Your task is to write out only the lines running from the line with "Emit a Python" to the line with "from matplotlib import", both ends kept, with no images.

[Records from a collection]
.....

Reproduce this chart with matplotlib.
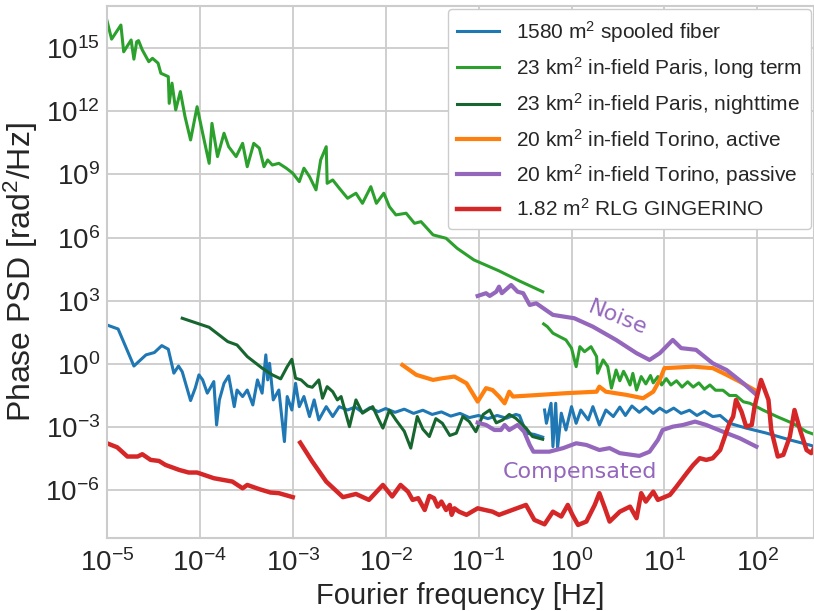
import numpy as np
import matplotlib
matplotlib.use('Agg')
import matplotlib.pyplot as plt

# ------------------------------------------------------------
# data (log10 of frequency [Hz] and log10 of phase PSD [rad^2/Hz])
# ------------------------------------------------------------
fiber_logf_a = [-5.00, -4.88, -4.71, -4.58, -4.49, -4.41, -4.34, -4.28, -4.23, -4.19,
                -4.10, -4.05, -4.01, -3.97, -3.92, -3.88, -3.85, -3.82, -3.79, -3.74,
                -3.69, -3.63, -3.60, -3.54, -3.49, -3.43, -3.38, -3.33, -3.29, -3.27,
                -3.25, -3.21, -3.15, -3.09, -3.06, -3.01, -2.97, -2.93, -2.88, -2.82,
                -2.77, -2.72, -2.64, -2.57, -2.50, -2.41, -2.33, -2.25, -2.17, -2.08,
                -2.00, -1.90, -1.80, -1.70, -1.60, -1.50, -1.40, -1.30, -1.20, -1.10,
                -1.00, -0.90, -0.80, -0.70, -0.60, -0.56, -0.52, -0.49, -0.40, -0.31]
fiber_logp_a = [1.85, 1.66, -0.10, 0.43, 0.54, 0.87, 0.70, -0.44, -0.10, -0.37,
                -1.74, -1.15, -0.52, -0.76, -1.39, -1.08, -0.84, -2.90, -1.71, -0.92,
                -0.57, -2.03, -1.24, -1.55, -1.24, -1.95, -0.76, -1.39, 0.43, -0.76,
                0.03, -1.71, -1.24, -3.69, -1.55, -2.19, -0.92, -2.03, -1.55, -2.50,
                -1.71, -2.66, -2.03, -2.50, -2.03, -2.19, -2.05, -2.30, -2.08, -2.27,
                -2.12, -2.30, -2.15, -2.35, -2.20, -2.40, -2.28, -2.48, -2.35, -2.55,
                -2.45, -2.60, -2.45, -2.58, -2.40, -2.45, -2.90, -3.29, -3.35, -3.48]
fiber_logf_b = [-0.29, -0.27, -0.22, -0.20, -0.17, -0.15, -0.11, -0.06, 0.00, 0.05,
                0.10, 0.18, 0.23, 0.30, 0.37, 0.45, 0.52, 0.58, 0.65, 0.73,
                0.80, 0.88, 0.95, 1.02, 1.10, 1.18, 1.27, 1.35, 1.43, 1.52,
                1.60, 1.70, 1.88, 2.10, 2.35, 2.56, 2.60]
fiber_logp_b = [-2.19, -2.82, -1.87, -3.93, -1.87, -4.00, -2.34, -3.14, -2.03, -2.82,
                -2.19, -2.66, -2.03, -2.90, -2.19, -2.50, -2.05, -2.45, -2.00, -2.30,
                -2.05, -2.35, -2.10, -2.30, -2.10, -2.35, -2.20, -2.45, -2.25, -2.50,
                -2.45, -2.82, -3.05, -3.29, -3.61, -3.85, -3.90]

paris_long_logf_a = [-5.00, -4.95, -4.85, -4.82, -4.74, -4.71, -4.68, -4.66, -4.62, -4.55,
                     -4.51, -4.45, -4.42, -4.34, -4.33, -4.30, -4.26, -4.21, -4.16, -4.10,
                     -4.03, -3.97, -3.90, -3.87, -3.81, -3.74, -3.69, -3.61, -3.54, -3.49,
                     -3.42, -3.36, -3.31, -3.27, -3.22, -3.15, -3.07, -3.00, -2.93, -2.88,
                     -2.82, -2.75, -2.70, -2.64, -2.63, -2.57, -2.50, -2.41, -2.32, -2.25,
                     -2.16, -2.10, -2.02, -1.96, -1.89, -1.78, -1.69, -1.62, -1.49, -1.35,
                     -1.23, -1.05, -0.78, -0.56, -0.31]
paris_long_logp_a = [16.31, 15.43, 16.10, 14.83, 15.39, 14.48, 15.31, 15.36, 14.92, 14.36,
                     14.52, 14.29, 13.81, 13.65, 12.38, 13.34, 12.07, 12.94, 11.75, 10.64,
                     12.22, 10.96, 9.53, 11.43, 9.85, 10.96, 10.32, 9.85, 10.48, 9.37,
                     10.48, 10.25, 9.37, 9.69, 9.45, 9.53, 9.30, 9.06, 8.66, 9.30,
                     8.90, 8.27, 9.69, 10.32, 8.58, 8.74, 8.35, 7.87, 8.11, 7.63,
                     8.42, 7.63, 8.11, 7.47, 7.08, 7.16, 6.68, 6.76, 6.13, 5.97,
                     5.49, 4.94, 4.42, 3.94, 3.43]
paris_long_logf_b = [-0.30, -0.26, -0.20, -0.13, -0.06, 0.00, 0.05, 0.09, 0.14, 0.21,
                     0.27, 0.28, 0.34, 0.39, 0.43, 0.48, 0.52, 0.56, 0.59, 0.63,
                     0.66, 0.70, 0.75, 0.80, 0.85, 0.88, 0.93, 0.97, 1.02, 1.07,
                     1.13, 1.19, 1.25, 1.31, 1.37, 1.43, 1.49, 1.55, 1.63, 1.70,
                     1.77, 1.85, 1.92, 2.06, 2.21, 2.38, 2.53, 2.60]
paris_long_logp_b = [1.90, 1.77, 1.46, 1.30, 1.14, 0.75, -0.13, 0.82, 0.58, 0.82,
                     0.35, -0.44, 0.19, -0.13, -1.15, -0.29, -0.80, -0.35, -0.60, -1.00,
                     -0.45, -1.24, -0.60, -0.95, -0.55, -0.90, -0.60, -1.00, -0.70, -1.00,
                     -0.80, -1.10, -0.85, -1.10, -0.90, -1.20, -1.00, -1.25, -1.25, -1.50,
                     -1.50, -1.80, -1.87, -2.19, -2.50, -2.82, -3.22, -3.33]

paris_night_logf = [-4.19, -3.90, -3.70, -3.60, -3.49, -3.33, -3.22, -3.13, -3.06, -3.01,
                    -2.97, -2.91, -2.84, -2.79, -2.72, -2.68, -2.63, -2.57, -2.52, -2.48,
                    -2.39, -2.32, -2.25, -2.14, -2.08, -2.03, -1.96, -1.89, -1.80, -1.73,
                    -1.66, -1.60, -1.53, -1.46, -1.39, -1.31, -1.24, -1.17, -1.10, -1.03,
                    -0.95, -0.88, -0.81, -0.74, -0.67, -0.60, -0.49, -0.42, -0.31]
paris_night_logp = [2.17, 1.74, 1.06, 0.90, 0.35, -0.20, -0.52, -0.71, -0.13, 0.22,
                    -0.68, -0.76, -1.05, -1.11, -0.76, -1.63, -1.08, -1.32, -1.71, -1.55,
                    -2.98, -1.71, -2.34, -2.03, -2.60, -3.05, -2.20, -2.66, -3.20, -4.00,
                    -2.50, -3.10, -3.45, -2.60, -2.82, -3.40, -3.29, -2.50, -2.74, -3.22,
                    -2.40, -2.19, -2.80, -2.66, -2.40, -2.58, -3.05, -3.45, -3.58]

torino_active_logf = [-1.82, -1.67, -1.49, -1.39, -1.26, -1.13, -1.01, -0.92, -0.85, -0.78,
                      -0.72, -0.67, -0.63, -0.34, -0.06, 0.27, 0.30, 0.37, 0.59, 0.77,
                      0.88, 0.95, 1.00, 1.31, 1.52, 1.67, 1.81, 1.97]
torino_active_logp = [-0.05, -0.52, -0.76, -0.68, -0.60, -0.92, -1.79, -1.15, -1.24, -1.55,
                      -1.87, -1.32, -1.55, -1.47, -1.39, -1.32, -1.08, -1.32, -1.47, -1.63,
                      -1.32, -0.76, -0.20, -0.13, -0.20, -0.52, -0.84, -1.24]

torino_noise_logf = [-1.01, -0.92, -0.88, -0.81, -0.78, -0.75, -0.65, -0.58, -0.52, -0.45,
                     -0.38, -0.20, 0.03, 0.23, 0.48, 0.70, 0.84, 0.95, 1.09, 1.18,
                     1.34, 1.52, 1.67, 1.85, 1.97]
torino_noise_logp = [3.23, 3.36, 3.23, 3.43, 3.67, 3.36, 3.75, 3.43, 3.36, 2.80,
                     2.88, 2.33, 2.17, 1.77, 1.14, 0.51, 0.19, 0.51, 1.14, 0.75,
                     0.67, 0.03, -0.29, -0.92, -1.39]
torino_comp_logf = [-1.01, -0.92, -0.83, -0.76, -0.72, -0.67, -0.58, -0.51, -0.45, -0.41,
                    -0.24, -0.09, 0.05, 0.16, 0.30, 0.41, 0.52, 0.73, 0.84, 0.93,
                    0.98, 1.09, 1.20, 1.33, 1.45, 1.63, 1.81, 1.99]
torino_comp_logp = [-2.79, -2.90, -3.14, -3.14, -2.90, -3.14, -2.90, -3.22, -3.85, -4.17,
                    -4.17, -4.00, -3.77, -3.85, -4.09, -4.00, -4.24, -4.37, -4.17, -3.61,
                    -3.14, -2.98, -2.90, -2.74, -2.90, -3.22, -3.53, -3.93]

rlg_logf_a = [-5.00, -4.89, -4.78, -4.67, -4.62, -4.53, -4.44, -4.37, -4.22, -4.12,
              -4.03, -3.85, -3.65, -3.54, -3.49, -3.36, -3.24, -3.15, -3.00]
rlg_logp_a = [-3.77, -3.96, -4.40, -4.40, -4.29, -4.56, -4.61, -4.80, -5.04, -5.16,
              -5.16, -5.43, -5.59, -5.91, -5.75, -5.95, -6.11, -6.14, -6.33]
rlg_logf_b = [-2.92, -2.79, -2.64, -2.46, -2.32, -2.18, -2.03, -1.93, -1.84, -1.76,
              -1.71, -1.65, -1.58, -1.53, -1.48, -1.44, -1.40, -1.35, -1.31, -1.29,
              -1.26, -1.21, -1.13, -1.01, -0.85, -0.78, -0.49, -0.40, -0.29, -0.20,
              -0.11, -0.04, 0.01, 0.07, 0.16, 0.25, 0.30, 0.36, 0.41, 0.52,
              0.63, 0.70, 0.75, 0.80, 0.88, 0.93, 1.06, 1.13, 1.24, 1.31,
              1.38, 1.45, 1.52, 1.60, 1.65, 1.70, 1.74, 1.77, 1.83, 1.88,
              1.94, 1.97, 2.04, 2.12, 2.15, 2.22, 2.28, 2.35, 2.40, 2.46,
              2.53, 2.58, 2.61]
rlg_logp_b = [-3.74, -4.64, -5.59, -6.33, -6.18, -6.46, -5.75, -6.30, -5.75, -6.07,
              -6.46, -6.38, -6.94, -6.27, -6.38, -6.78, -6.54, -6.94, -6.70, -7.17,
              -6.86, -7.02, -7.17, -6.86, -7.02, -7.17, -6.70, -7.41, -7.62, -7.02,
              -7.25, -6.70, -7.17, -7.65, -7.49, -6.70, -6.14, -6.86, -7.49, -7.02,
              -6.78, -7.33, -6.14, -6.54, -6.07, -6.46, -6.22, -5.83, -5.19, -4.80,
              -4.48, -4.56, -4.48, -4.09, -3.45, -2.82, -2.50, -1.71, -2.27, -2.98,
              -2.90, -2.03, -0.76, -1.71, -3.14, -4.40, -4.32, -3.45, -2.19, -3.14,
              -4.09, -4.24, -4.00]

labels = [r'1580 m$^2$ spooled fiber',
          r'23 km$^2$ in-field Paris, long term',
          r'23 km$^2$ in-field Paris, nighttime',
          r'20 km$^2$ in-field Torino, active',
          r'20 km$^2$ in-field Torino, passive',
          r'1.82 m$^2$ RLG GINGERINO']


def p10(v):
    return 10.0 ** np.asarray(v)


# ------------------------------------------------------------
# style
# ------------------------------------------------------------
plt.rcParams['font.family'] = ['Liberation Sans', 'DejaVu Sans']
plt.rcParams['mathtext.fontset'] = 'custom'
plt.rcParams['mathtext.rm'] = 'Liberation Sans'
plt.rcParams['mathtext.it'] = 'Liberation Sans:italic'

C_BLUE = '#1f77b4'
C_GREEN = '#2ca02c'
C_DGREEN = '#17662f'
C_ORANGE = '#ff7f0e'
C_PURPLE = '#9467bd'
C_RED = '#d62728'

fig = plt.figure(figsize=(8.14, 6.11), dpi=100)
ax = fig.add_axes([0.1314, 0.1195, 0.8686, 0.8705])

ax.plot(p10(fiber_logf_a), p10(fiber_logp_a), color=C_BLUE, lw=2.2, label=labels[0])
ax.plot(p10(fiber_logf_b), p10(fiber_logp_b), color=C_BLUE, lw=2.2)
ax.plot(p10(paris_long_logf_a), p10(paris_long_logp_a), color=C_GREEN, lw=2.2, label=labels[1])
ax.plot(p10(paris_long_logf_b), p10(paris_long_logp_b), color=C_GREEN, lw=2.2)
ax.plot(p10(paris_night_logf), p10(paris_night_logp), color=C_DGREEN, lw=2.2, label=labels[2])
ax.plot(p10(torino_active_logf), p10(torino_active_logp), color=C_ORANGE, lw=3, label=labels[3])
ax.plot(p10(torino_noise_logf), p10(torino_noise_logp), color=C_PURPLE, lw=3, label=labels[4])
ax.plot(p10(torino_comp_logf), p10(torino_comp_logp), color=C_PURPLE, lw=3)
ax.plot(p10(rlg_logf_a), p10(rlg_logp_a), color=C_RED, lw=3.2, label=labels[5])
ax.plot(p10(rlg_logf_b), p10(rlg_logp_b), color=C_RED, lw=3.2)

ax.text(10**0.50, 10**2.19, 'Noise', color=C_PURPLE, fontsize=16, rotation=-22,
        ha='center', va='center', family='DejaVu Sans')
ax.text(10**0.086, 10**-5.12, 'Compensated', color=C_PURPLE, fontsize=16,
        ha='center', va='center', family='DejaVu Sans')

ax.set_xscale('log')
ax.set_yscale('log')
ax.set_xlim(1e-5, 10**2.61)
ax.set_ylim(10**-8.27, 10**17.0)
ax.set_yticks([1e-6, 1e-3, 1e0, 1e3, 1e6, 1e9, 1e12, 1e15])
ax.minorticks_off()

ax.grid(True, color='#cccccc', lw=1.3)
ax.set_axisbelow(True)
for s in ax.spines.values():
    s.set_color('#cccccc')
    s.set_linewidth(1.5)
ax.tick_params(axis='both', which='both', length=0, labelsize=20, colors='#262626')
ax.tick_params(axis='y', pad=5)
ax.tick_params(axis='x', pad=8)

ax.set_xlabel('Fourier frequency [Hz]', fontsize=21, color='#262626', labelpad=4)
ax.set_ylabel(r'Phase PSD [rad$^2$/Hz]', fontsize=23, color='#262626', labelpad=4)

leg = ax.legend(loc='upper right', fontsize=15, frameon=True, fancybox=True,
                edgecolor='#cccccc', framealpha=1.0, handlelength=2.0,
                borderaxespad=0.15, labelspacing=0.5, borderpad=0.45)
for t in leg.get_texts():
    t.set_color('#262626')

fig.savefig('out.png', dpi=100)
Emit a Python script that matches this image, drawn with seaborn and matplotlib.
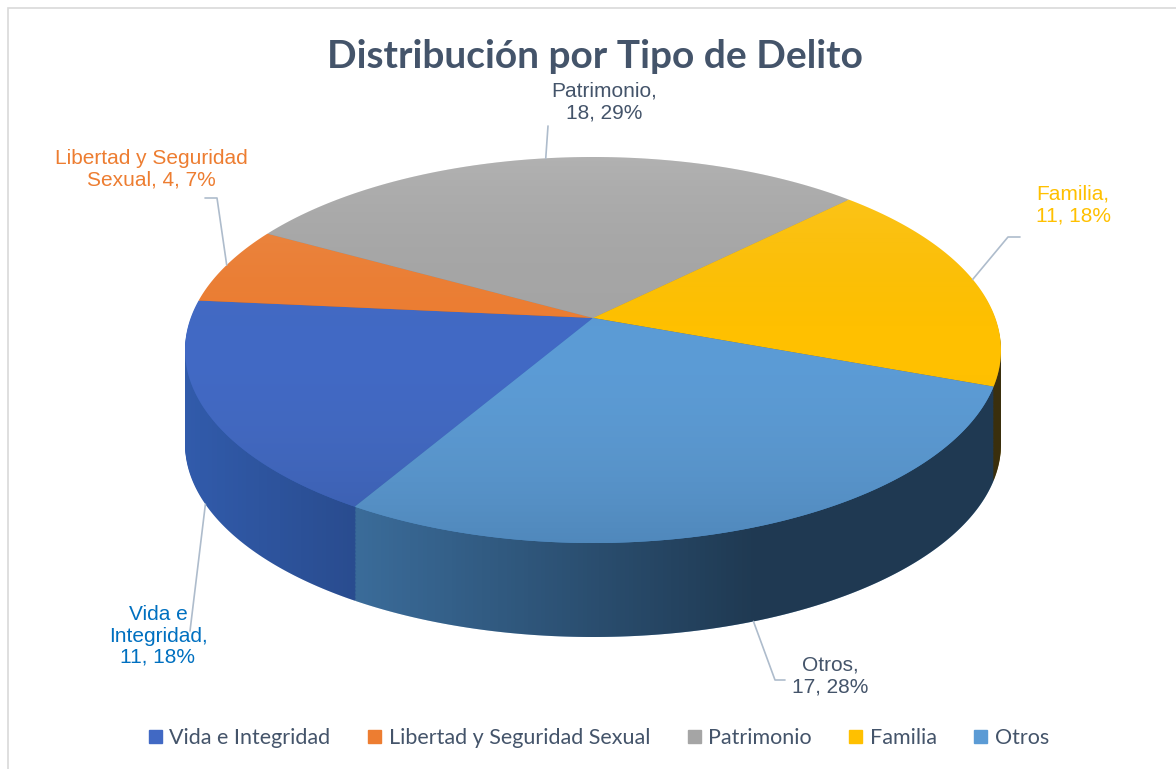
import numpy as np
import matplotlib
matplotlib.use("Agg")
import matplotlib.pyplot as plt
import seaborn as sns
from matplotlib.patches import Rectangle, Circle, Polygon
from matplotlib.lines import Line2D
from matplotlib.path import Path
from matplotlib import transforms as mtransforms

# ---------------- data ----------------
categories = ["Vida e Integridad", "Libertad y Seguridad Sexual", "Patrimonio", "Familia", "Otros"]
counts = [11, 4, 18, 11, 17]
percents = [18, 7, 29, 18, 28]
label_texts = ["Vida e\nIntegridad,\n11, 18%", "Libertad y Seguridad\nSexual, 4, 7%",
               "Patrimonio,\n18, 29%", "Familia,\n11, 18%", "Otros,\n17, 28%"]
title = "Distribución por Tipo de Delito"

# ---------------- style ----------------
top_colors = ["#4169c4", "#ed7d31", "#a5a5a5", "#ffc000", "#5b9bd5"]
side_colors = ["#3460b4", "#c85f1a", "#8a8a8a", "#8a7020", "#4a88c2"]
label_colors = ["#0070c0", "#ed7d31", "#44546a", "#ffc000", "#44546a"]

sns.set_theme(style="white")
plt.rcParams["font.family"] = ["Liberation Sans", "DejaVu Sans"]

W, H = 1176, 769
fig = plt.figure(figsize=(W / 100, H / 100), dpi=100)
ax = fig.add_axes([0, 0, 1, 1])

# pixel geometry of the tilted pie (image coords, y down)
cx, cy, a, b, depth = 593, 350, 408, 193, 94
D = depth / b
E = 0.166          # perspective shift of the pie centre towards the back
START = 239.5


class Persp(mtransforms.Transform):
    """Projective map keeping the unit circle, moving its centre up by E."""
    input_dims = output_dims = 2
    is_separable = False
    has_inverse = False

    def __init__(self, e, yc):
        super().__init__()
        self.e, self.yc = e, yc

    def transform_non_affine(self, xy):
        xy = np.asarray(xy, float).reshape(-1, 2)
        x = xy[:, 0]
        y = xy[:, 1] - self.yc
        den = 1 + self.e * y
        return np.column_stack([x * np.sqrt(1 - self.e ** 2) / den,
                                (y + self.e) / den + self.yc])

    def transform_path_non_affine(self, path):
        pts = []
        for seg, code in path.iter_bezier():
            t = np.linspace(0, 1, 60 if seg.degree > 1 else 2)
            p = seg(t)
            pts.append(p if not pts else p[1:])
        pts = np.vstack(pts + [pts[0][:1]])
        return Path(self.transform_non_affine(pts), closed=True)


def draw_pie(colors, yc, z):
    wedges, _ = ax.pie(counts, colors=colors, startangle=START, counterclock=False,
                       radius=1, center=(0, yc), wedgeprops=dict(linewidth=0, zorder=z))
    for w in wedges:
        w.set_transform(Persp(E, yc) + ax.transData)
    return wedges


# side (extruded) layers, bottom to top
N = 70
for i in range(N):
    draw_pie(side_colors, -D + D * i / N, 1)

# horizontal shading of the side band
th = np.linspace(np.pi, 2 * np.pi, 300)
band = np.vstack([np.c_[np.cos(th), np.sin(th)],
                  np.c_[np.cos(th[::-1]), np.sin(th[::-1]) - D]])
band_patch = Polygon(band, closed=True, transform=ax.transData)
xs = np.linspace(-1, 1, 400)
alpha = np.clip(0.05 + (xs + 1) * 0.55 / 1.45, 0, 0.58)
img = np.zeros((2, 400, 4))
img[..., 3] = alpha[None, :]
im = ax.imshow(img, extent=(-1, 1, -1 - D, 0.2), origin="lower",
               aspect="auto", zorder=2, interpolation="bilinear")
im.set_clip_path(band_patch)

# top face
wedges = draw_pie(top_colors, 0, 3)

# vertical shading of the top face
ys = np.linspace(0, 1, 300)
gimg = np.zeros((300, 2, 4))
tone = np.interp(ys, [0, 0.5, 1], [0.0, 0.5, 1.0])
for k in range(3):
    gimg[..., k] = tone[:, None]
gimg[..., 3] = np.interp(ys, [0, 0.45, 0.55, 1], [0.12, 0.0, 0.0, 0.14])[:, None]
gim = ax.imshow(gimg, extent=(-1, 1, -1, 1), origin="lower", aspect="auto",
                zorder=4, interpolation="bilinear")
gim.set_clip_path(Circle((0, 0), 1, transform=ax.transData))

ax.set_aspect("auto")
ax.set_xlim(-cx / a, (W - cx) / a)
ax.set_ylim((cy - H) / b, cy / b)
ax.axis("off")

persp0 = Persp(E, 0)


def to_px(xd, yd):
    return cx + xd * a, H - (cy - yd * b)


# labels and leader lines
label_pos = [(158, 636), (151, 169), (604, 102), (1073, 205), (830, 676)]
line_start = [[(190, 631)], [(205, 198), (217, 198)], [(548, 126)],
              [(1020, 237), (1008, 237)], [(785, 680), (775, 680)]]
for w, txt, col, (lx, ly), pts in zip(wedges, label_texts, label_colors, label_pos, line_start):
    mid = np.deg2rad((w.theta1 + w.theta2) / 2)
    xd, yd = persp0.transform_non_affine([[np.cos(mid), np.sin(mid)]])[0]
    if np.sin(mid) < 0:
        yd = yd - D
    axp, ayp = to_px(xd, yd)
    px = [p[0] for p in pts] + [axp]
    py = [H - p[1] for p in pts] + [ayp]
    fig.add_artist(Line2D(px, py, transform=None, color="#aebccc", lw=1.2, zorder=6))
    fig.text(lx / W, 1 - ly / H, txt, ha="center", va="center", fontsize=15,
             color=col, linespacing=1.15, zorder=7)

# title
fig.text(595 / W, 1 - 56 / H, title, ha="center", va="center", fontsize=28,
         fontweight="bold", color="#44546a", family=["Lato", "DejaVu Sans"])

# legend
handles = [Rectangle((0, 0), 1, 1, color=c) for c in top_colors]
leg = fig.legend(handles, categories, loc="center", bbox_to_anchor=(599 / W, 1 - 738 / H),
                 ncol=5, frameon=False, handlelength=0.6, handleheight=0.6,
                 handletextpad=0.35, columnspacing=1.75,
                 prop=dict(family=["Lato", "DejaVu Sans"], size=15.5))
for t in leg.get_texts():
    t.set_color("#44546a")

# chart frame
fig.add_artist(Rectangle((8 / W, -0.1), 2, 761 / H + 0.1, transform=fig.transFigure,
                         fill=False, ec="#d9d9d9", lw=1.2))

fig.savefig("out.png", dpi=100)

.....

**WRITTEN RESPONSE**
Emit a Python script that matches this image, drawn with seaborn and matplotlib.
import numpy as np
import matplotlib
matplotlib.use("Agg")
import matplotlib.pyplot as plt
import seaborn as sns
from matplotlib.patches import Rectangle, Circle, Polygon
from matplotlib.lines import Line2D
from matplotlib.path import Path
from matplotlib import transforms as mtransforms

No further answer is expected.